You do not need to break the bank to innovate. Look in-house first. Your team has the skills to make your workflow leaner and meaner. 

How do you balance your responsibilities as a GC with your involvement in dispute resolution and M&A matters? 

Being a general counsel in an FDI-focused agency is not about juggling tasks; it’s about hitting the bullseye where it matters most. We don’t do M&A, but we have full our hands with high-stakes, cross-border investments. A dispute can not only derail a project but can also have political and economic implications.  

Here’s my game plan: First, stop fires before they start. We have a risk framework like a smoke alarm; it warns us if something’s amiss. That way, I can focus on keeping our agency’s legal house in order without putting out fires left and right.  

Second, do not be a hero; be a coach. I have a team of legal MVPs, and we are in the game together. Regular huddles ensure we’re strategising like a well-oiled machine. So, if a dispute lands on my desk, I can handle it without dropping the ball on compliance or advisory work.  

Finally, it is about keeping an eye on the scoreboard. Regular catch-ups with leadership keep everyone on the same page. You can only balance responsibilities if aligned with what the top brass sees as a ‘win.’  

In short, preemptive risk management, teamwork, and alignment with leadership keep all the plates spinning. Disputes are inevitable, but derailing our main objectives is not. 

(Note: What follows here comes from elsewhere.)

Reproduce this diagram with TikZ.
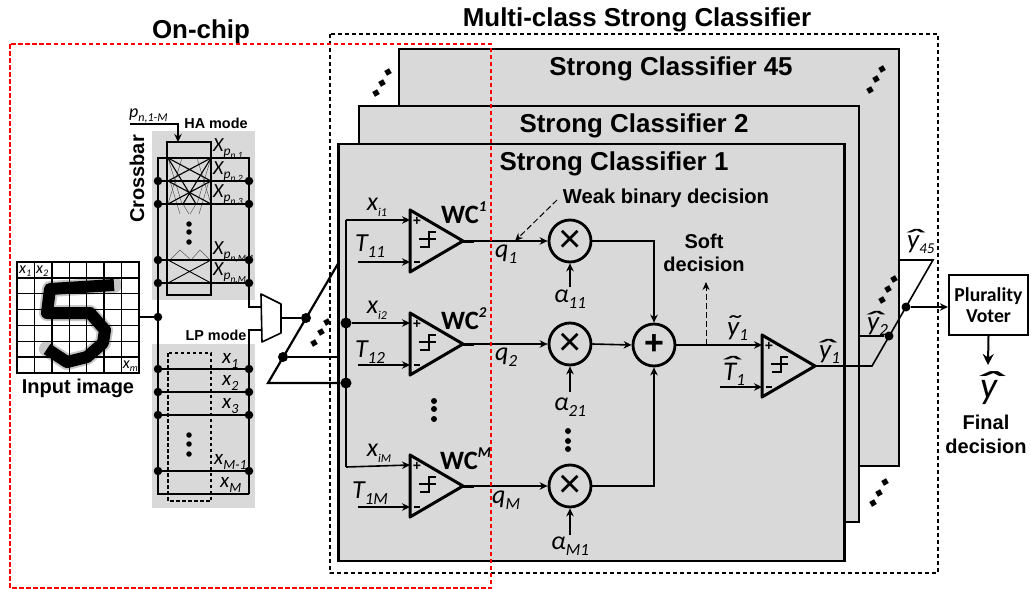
\documentclass[tikz,border=0pt]{standalone}
\usepackage{fontspec}
\usepackage{graphicx}
\usetikzlibrary{arrows.meta}
\setmainfont{Liberation Sans}
\newfontfamily\car{Carlito}
\newcommand\fs[1]{\fontsize{#1}{#1}\selectfont}
\newcommand\sbs[2]{\raisebox{-0.22em}{\fs{#1}#2}}
\newsavebox\accbox
\newcommand\wh[2][0em]{\sbox\accbox{#2}\makebox[0pt][l]{\makebox[\wd\accbox][c]{\raisebox{#1}{\scalebox{2.6}[1.05]{ˆ}}}}\usebox\accbox}
\newcommand\wtl[1]{\sbox\accbox{#1}\makebox[0pt][l]{\makebox[\wd\accbox][c]{\raisebox{.02em}{\scalebox{1.7}[1.05]{˜}}}}\usebox\accbox}
\definecolor{pan}{HTML}{D9D9D9}
\tikzset{
 x=1pt,y=-1pt,
 panel/.style={draw=black,fill=pan,line width=2.4pt},
 wire/.style={line width=1.6pt},
 thickwire/.style={line width=2.2pt},
 arr/.style={line width=1.6pt,-{Stealth[length=8pt,width=7.5pt]}},
 jdot/.style={circle,fill=black,inner sep=0pt,minimum size=8.5pt},
 sdot/.style={circle,fill=black,inner sep=0pt,minimum size=5.5pt},
 sq/.style={fill=black,inner sep=0pt,minimum size=5.5pt,rotate=30},
 opcirc/.style={circle,draw=black,line width=2.8pt,minimum size=42pt,inner sep=0pt,font=\fs{40}},
 tt/.style={font=\bfseries\fs{25.9},inner sep=0pt},
 bl/.style={font=\bfseries\fs{20},inner sep=0pt,align=center},
 bm/.style={font=\bfseries\fs{14.4},inner sep=0pt},
 lab/.style={font=\car\itshape\fs{26},inner sep=0pt},
 hatl/.style={font=\car\itshape\fs{27},inner sep=0pt,anchor=base west},
 xl/.style={font=\car\itshape\fs{20},inner sep=0pt,anchor=west},
 wcl/.style={font=\car\bfseries\fs{26.5},inner sep=0pt,anchor=base west},
}
\newcommand\compar[4]{% name, xleft, ytip, size-free
 \coordinate (#1in) at (#2,#3-21);
 \coordinate (#1ref) at (#2,#3+21);
 \coordinate (#1out) at (#2+53,#3);
 \draw[line width=3pt,line join=round] (#2,#3-31) -- (#2+53,#3) -- (#2,#3+31) -- cycle;
 \draw[line width=1.8pt] (#2+10,#3+6) -- (#2+19,#3+6) -- (#2+19,#3-9) -- (#2+26,#3-9) (#2+9,#3-2) -- (#2+26,#3-2);
 \node[font=\bfseries\fs{14},inner sep=0pt] (#1p) at (#2+7,#3-20) {+};
 \node[font=\bfseries\fs{11},inner sep=0pt] (#1m) at (#2+7,#3+21) {\rule{6.5pt}{1.8pt}};
}
\begin{document}
\begin{tikzpicture}
\useasboundingbox (0,0) rectangle (1031,589);
% ---------- panels
\node[panel,minimum width=500pt,minimum height=417pt,inner sep=0pt] (sc45) at (649,257.5) {};
\node[panel,minimum width=500pt,minimum height=416pt,inner sep=0pt] (sc2) at (609,314) {};
\node[panel,line width=2.8pt,minimum width=506pt,minimum height=417pt,inner sep=0pt] (sc1) at (591.5,352.5) {};
\node[tt] (t45) at (671,69) {Strong Classifier 45};
\node[tt] (t2) at (634,126) {Strong Classifier 2};
\node[tt] (t1) at (614,164) {Strong Classifier 1};
\node[tt] (tm) at (637,20) {Multi-class Strong Classifier};
\node[tt] (tc) at (201,32) {On-chip};
% ---------- ellipses between panels
\foreach \n/\a/\b in {a1/376/93,a2/382/83,a3/388/72,b1/870/90,b2/876/79,b3/882/69,c1/873/503,c2/879/493,c3/885/482,d1/314/343,d2/321/332,d3/327/322,e1/882/300,e2/888/289,e3/894/279}
  \node[sq] (\n) at (\a,\b) {};
% ---------- input image
\begin{scope}
 \draw[line width=16pt,black!22,line cap=round,line join=round] (114,285) -- (50,289) -- (47,313) -- (90,313) -- (105,330) -- (103,343) -- (87,357) -- (67,362) -- (47,349);
 \draw[line width=12pt,black,line cap=butt,line join=round] (114,285) -- (50,289) -- (47,313) -- (90,313) -- (105,330) -- (103,343) -- (87,357) -- (67,362) -- (47,349);
 \foreach \i in {1,...,6} {
  \draw[line width=1.3pt] ({17+\i*122/7},262) -- ({17+\i*122/7},373);
  \draw[line width=1.3pt] (17,{262+\i*111/7}) -- (139,{262+\i*111/7});
 }
 \node[draw,line width=2pt,minimum width=122pt,minimum height=111pt,inner sep=0pt] (img) at (78,317.5) {};
\end{scope}
\node[xl,font=\car\itshape\fs{16}] (px1) at (19,271) {x\sbs{10}{1}};
\node[xl,font=\car\itshape\fs{16}] (px2) at (36,271) {x\sbs{10}{2}};
\node[xl,anchor=east,font=\car\itshape\fs{16}] (pxm) at (138,366) {x\sbs{10}{m}};
\node[bl] (inp) at (78,388) {Input image};
% ---------- crossbar
\node[fill=pan,minimum width=103pt,minimum height=169pt,inner sep=0pt] (ha) at (203.5,215.5) {};
\node[fill=pan,minimum width=103pt,minimum height=164pt,inner sep=0pt] (lp) at (203.5,426) {};
\node[bl,rotate=90] (cb) at (137,179) {Crossbar};
\node[bm] (hat) at (216,123) {HA mode};
\node[bm] (lpt) at (216,335) {LP mode};
% thin crossings
\begin{scope}[line width=.5pt,black!65]
 \draw (168,158) -- (182,204) (211,158) -- (197,204) (182,158) -- (168,204) (197,158) -- (211,204);
 \draw (170,181) -- (180,214) (209,181) -- (199,214) (183,204) -- (189,214) (196,204) -- (190,214);
 \draw (170,260) -- (180,250) -- (191,260) -- (200,250) -- (210,260);
\end{scope}
\draw[line width=1.1pt] (168,158) -- (211,181) (168,181) -- (211,158);
\draw[line width=1.1pt] (168,181) -- (211,204) (168,204) -- (211,181);
\draw[line width=.9pt] (168,260) -- (211,283) (168,283) -- (211,260);
\draw[line width=1.1pt] (168,158) -- (196,204) (211,158) -- (183,204);
\draw[thickwire] (167,142) rectangle (211,295);
% nets
\coordinate (ltop) at (158,158);
\coordinate (rtop) at (249,158);
\coordinate (lbot) at (158,494);
\coordinate (rbot) at (249,494);
\draw[thickwire] (rbot) -- (lbot) -- (ltop) -- (rtop) -- (249,307) -- (261,307);
\draw[thickwire] (rbot) -- (249,330) -- (262,330);
\foreach \nm/\y in {h2/181,h3/204,h4/260,h5/283,l1/369,l2/392,l3/415,l4/471} {
 \node[jdot] (\nm L) at (158,\y) {};
 \node[jdot] (\nm R) at (249,\y) {};
 \draw[wire] (\nm L) -- (\nm R);
}
\draw[line width=1.5pt,dash pattern=on 3.5pt off 2.5pt] (168,353) rectangle (211,501);
\foreach \n/\y in {u1/224,u2/232,u3/242} \node[sdot] (\n) at (189,\y) {};
\foreach \n/\y in {v1/435,v2/444,v3/454} \node[sdot] (\n) at (189,\y) {};
\node[jdot] (inj) at (158,317) {};
\draw[thickwire] (img.east |- inj) -- (inj);
\coordinate (pa) at (130,124);
\coordinate (pb) at (178,124);
\coordinate (pc) at (178,142);
\draw[arr] (pa) -- (pb) -- (pc);
\node[xl,font=\car\itshape\fs{18}] (pl) at (129,116) {p\sbs{12}{n,1-M}};
\node[xl] (xp1) at (213,149) {X\sbs{13.5}{p\sbs{9.5}{n,1}}};
\node[xl] (xp2) at (213,172) {X\sbs{13.5}{p\sbs{9.5}{n,2}}};
\node[xl] (xp3) at (213,195) {X\sbs{13.5}{p\sbs{9.5}{n,3}}};
\node[xl] (xp4) at (213,252) {X\sbs{13.5}{p\sbs{9.5}{n,M-1}}};
\node[xl] (xp5) at (213,273) {X\sbs{13.5}{p\sbs{9.5}{n,M}}};
\node[xl,font=\car\itshape\fs{21}] (x1) at (222,361) {x\sbs{14}{1}};
\node[xl,font=\car\itshape\fs{21}] (x2) at (222,383) {x\sbs{14}{2}};
\node[xl,font=\car\itshape\fs{21}] (x3) at (222,406) {x\sbs{14}{3}};
\node[xl,font=\car\itshape\fs{21}] (x4) at (214,462) {x\sbs{14}{M-1}};
\node[xl,font=\car\itshape\fs{21}] (x5) at (220,485) {x\sbs{14}{M}};
% ---------- mux
\draw[line width=1.6pt,fill=white,line join=round] (261,294) -- (281,304) -- (281,333) -- (262,342) -- cycle;
\coordinate (muxo) at (281,318);
\node[jdot,minimum size=10pt] (d1) at (306,318) {};
\draw[thickwire] (muxo) -- (d1);
% demux bus
\coordinate (sa) at (268,383);
\coordinate (sb) at (339,262);
\node[jdot,minimum size=10pt] (d2) at (283,357) {};
\node[jdot,minimum size=11pt] (b1) at (346,323) {};
\node[jdot,minimum size=11pt] (b2) at (346,383) {};
\draw[thickwire] (b2) -- (sa) -- (sb);
\draw[thickwire] (d2) -- (sc1.west |- d2);
% ---------- comparators
\compar{w1}{410}{241}{}
\compar{w2}{410}{344}{}
\compar{w3}{410}{486}{}
\compar{f}{762}{366}{}
\coordinate (bt) at (346,220);
\coordinate (bb) at (346,467);
\draw[wire] (bt) -- (bb);
\draw[arr] (bt) -- (w1in);
\draw[arr] (b1) -- (w2in);
\draw[arr] (bb) -- (w3in);
\foreach \n/\y in {1/241,2/344,3/486} {
 \coordinate (ts\n) at (358,\y+21);
 \draw[arr] (ts\n) -- (w\n ref);
 \draw[line width=3pt] (w\n out) -- ++(11,0);
}
\node[lab] (xi1) at (377,207) {x\sbs{12}{i1}};
\node[lab] (xi2) at (377,310) {x\sbs{12}{i2}};
\node[lab] (xi3) at (379,453) {x\sbs{12}{iM}};
\node[lab] (t11) at (370,246) {T\sbs{17}{11}};
\node[lab] (t12) at (370,352) {T\sbs{17}{12}};
\node[lab] (t1m) at (370,493) {T\sbs{17}{1M}};
\node[wcl] (wc1) at (441,223) {WC\raisebox{.42em}{\fs{15}\itshape 1}};
\node[wcl] (wc2) at (441,329) {WC\raisebox{.42em}{\fs{15}\itshape 2}};
\node[wcl] (wc3) at (440,469) {WC\raisebox{.42em}{\fs{15}\itshape M}};
\node[lab,anchor=west] (q1) at (495,254) {q\sbs{17}{1}};
\node[lab,anchor=west] (q2) at (495,357) {q\sbs{17}{2}};
\node[lab,anchor=west] (q3) at (492,500) {q\sbs{17}{M}};
% ---------- multipliers
\node[opcirc] (m1) at (570,241) {×};
\node[opcirc] (m2) at (570,344) {×};
\node[opcirc] (m3) at (570,486) {×};
\node[opcirc,font=\bfseries\fs{34}] (add) at (654,345) {+};
\foreach \n in {1,2,3} \draw[arr] (w\n out) -- (m\n.west);
\node[lab] (a1) at (570,299) {α\sbs{17}{11}};
\node[lab] (a2) at (570,407) {α\sbs{17}{21}};
\node[lab] (a3) at (570,546) {α\sbs{17}{M1}};
\coordinate (a1t) at (570,287);
\coordinate (a2t) at (570,392);
\coordinate (a3t) at (570,535);
\draw[arr] (a1t) -- (m1.south);
\draw[arr] (a2t) -- (m2.south);
\draw[arr] (a3t) -- (m3.south);
\foreach \n/\a/\b in {g1/434/401,g2/434/409,g3/434/419,g4/568/431,g5/568/441,g6/568/449} \node[sdot,minimum size=6pt] (\n) at (\a,\b) {};
\draw[arr] (m1.east) -| (add.north);
\draw[arr] (m2.east) -- (add.west);
\draw[arr] (m3.east) -| (add.south);
\draw[arr] (add.east) -- (fin);
\coordinate (softb) at (706,345);
\coordinate (softt) at (706,282);
\draw[line width=1pt,dash pattern=on 6pt off 3pt,-{Stealth[length=8pt,width=7pt]}] (softb) -- (softt);
\node[bl] (soft) at (704,253) {Soft\\[3pt]decision};
\node[bl,font=\bfseries\fs{20.2}] (weak) at (666,198) {Weak binary decision};
\coordinate (wka) at (557,200);
\coordinate (wkb) at (515,241);
\draw[line width=1pt,dash pattern=on 6pt off 3pt,-{Stealth[length=8pt,width=7pt]}] (wka) -- (wkb);
\coordinate (tf) at (720,387);
\draw[arr] (tf) -- (fref);
\node[hatl] (ty) at (727,335) {\wtl{y}\sbs{17}{1}};
\node[hatl] (tt) at (723,380) {\wh[.16em]{T}\sbs{17}{1}};
\node[hatl] (hy1) at (819,358) {\wh{y}\sbs{17}{1}};
\node[hatl] (hy2) at (867,330) {\wh{y}\sbs{17}{2}};
\node[hatl] (hy3) at (907,248) {\wh{y}\sbs{15}{45}};
% ---------- output selector
\coordinate (s1) at (872,366);
\coordinate (s2) at (933,260);
\coordinate (s3) at (899,260);
\node[jdot,minimum size=9pt] (d3) at (889,336) {};
\node[jdot,minimum size=9pt] (d4) at (906,307) {};
\draw[wire] (fout) -- (s1) -- (s2) -- (s3);
\draw[wire] (d3) -- (sc2.east |- d3);
\node[draw,line width=2.2pt,minimum width=79pt,minimum height=60pt,inner sep=0pt,font=\car\bfseries\fs{19.7},align=center] (pv) at (988.5,305) {Plurality\\[1pt]Voter};
\draw[arr] (d4) -- (pv.west |- d4);
\coordinate (pvo) at (988,365);
\draw[line width=2pt,-{Stealth[length=11pt,width=11pt]}] (pv.south) -- (pvo);
\node[hatl,font=\car\itshape\fs{38}] (yf) at (980,398) {\wh{y}};
\node[bl] (fd) at (986,434) {Final\\[4pt]decision};
% ---------- dashed frames
\draw[line width=1.7pt,dash pattern=on 4pt off 3pt,line join=round] (330,34) rectangle (938,573);
\draw[red,line width=2.4pt,dash pattern=on 4.5pt off 2.5pt] (10,44) rectangle (491,588);
\end{tikzpicture}
\end{document}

What emerging technologies do you see as having the most significant impact on the legal profession in the near future, and how do you stay updated on these developments? 

In terms of emerging technologies, a few game-changers are on the horizon that every legal professional should watch. First up is AI and machine learning. Imagine a computer that thinks like a lawyer but does not bill by the hour. That’s the dream, and we’re getting closer. AI can sift through data faster than you can say ‘objection!’. It is excellent for research, e-discovery, and predictive analytics. Get ready; this is where the money’s at.  

Next is Blockchain. It is still on the fringes, but imagine contracts that are not just smart but also secure and self-executing without needing a middleman. It is not mainstream yet, but it is on the horizon.